Task prompt —
Across the entries, how many lines have the string "this" in them? Reply with only a number.
------ Record list
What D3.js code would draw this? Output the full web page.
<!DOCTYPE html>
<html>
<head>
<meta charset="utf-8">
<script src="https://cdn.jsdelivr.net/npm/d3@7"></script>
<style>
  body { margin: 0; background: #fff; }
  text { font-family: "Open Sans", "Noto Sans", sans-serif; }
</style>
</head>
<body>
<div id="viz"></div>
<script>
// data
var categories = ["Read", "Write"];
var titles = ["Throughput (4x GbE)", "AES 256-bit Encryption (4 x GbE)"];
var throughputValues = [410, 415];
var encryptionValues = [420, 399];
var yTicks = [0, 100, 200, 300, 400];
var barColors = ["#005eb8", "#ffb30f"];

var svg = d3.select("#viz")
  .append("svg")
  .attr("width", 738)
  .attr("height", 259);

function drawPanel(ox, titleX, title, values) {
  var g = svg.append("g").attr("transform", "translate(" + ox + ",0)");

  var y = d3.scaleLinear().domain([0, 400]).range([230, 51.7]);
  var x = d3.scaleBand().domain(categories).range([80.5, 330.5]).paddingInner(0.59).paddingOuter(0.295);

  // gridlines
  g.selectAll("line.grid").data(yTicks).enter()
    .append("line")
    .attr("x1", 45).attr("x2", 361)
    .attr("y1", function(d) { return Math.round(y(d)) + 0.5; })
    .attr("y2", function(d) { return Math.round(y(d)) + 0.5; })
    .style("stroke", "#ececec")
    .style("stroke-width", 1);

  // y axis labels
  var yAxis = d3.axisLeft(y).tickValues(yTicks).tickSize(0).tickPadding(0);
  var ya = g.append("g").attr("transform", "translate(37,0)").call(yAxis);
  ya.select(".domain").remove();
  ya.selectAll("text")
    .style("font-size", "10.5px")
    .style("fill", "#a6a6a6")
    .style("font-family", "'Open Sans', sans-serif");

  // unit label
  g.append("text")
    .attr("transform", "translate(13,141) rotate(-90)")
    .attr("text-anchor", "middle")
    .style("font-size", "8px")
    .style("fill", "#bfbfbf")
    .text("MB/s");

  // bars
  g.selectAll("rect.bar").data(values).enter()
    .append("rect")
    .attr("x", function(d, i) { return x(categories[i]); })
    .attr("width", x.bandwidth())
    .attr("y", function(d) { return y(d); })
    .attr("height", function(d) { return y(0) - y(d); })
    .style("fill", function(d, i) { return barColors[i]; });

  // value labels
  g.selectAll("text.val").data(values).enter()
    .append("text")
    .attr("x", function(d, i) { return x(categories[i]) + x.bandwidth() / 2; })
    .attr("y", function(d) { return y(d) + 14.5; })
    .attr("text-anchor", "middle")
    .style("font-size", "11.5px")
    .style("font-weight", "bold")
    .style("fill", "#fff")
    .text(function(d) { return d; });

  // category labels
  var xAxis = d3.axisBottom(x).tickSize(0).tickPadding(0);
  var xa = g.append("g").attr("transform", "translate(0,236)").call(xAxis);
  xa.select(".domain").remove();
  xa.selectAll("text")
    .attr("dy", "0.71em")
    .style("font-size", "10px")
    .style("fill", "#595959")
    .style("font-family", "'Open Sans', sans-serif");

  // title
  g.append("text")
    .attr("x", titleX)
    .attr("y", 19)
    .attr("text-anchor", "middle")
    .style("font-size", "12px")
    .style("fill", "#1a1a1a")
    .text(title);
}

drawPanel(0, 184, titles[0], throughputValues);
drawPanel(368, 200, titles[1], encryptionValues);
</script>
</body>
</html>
------------
------ Record list
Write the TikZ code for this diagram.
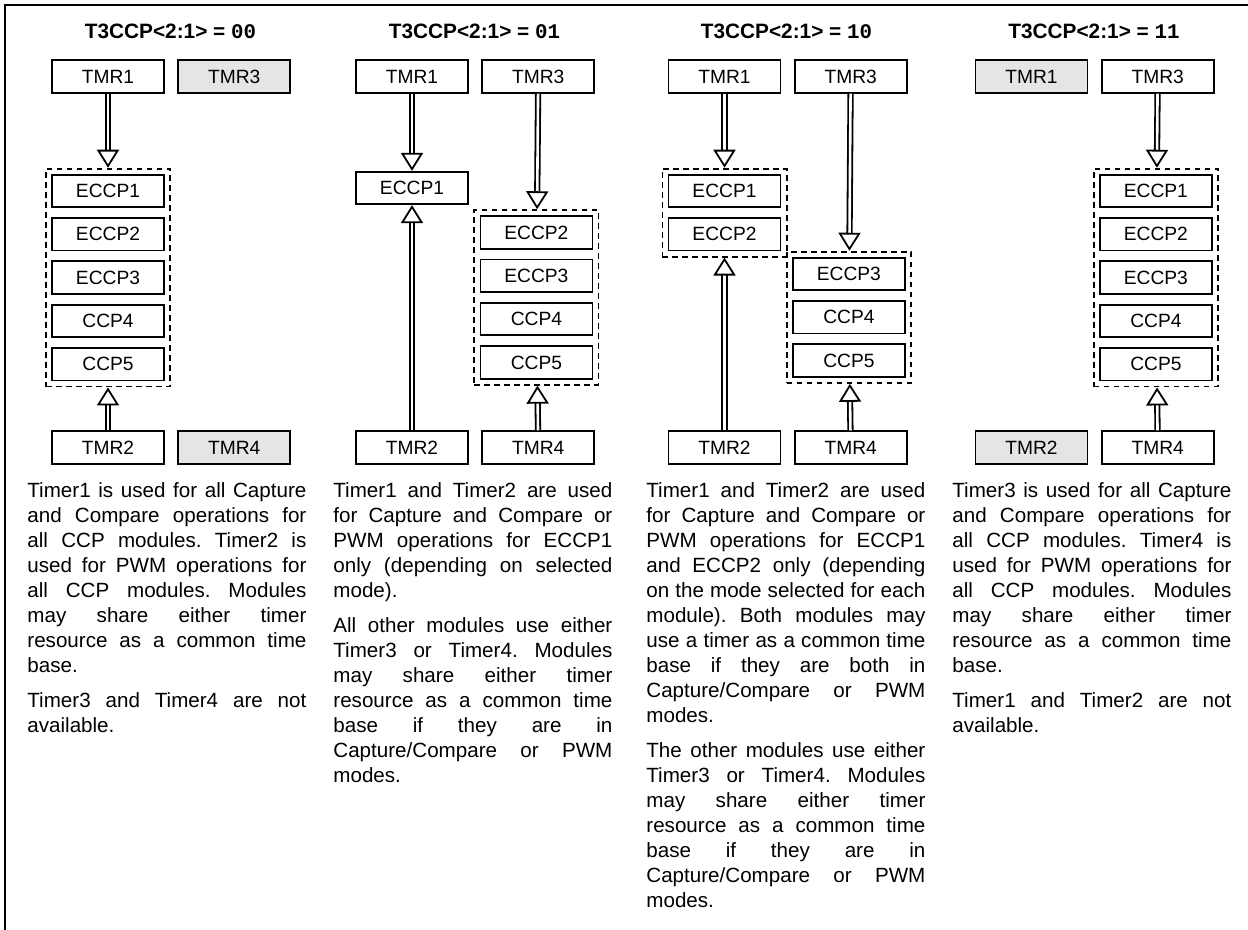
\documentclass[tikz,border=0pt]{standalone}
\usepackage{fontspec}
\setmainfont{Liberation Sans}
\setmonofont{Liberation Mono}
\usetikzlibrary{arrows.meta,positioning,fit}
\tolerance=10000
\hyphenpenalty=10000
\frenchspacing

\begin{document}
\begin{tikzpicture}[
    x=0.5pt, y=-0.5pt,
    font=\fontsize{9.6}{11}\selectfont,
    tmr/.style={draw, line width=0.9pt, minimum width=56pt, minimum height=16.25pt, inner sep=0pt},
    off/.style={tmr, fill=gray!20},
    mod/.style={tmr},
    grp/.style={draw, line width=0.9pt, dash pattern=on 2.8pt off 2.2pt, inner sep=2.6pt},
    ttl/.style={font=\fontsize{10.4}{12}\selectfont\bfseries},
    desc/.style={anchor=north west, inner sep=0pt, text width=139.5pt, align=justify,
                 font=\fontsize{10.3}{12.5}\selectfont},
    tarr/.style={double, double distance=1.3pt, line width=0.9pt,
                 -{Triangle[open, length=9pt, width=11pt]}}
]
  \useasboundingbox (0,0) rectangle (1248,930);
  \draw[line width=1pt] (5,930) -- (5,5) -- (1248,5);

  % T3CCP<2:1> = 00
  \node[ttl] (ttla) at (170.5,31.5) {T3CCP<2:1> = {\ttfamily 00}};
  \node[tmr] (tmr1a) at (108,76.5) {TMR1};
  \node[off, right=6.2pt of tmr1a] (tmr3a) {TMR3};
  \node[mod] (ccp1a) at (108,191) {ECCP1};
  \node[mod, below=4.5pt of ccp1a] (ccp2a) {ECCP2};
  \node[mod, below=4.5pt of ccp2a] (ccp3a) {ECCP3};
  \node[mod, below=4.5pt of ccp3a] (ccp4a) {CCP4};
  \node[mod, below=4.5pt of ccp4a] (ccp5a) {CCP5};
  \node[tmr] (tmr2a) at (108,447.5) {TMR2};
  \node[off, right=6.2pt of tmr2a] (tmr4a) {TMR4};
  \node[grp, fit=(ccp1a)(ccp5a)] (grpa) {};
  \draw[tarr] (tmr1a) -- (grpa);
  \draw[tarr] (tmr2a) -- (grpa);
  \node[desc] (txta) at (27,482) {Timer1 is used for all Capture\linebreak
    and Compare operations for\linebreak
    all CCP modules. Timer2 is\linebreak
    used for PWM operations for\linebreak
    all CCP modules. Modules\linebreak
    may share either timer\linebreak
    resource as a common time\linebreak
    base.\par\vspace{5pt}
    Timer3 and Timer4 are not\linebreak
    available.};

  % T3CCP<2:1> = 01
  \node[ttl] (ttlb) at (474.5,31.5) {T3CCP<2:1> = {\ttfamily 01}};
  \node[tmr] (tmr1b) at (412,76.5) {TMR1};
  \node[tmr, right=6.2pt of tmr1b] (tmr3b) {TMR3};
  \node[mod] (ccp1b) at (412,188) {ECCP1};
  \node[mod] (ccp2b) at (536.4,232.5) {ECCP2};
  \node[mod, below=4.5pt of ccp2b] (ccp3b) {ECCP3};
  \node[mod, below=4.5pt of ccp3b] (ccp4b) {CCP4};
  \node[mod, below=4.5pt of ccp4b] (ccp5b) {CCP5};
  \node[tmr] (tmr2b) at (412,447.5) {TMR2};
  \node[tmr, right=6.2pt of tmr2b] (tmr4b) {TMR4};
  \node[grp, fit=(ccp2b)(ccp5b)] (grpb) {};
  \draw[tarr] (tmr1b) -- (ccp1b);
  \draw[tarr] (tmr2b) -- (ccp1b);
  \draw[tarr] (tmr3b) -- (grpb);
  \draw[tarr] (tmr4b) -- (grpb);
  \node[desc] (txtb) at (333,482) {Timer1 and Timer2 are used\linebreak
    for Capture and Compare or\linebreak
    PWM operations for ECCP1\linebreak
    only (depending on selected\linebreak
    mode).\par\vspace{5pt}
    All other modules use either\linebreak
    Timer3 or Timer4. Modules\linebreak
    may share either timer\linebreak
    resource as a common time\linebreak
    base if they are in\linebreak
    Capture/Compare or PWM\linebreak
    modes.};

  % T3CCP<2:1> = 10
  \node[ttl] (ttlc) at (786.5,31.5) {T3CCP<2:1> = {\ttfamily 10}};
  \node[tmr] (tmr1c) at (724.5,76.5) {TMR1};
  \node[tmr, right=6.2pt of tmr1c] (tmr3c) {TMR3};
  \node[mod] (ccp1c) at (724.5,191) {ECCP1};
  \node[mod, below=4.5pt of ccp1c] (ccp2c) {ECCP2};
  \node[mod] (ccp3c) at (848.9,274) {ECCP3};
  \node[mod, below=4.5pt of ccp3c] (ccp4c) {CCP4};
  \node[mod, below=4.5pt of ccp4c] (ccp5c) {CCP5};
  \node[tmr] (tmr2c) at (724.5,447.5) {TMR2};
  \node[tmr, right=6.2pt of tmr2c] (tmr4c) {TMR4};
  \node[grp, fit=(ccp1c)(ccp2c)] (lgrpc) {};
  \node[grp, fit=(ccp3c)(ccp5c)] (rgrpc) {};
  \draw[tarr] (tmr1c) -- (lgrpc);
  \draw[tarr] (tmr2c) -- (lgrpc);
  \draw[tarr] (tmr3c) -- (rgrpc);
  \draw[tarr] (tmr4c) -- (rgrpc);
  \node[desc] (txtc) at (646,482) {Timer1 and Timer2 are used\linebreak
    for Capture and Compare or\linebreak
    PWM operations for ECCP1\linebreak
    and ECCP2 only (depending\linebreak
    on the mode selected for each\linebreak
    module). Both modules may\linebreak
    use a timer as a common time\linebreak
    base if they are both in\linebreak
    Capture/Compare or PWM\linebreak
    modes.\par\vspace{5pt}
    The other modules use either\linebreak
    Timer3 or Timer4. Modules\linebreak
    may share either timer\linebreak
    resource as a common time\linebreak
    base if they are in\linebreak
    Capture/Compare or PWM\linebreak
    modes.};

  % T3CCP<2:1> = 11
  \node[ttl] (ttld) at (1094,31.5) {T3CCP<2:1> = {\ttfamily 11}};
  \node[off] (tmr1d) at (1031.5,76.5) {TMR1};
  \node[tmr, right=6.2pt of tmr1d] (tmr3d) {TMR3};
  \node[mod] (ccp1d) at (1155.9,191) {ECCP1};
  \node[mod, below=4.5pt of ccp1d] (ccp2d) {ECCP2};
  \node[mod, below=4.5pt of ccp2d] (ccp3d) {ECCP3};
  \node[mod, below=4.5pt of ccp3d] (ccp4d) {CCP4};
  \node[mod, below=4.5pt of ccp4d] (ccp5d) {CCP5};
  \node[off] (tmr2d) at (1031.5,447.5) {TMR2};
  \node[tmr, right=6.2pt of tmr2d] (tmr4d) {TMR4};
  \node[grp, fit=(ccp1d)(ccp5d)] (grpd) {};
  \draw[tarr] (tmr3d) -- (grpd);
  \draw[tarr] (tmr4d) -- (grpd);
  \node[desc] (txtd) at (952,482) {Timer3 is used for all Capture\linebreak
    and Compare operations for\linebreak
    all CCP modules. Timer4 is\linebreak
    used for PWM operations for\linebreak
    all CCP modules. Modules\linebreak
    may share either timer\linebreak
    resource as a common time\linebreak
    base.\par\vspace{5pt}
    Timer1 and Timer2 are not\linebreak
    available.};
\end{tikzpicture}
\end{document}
------------
------ Record list
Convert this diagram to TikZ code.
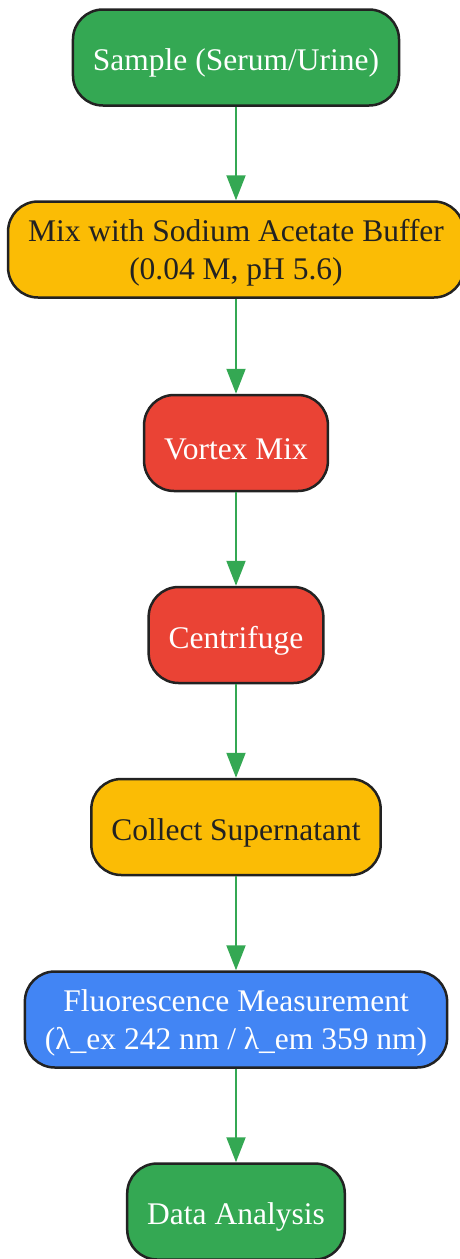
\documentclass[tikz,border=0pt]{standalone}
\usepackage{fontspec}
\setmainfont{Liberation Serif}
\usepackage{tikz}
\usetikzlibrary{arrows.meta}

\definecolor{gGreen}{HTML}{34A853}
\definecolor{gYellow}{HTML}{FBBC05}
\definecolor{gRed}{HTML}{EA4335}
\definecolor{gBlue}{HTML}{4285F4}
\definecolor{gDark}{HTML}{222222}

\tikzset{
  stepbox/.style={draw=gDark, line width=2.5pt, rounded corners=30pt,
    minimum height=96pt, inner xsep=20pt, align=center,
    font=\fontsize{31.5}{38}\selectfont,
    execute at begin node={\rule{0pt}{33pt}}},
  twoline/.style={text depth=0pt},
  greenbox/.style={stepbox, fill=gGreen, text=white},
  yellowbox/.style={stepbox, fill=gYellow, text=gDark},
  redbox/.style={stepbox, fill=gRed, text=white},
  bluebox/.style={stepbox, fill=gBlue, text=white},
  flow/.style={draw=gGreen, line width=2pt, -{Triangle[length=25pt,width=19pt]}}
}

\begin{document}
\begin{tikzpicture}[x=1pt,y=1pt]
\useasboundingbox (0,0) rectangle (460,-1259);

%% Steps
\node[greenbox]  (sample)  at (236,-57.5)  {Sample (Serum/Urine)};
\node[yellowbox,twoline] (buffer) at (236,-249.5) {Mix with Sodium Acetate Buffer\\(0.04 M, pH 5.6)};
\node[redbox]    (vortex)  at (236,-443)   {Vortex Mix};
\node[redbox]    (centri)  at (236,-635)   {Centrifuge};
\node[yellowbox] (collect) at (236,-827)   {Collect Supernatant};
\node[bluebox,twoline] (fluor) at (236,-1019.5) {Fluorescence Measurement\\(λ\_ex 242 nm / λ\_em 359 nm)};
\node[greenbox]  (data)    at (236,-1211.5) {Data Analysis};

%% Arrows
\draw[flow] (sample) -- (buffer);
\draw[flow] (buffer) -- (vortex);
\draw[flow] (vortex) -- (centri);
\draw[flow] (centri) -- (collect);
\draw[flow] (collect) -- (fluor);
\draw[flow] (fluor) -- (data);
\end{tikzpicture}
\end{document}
------------
Full output —
3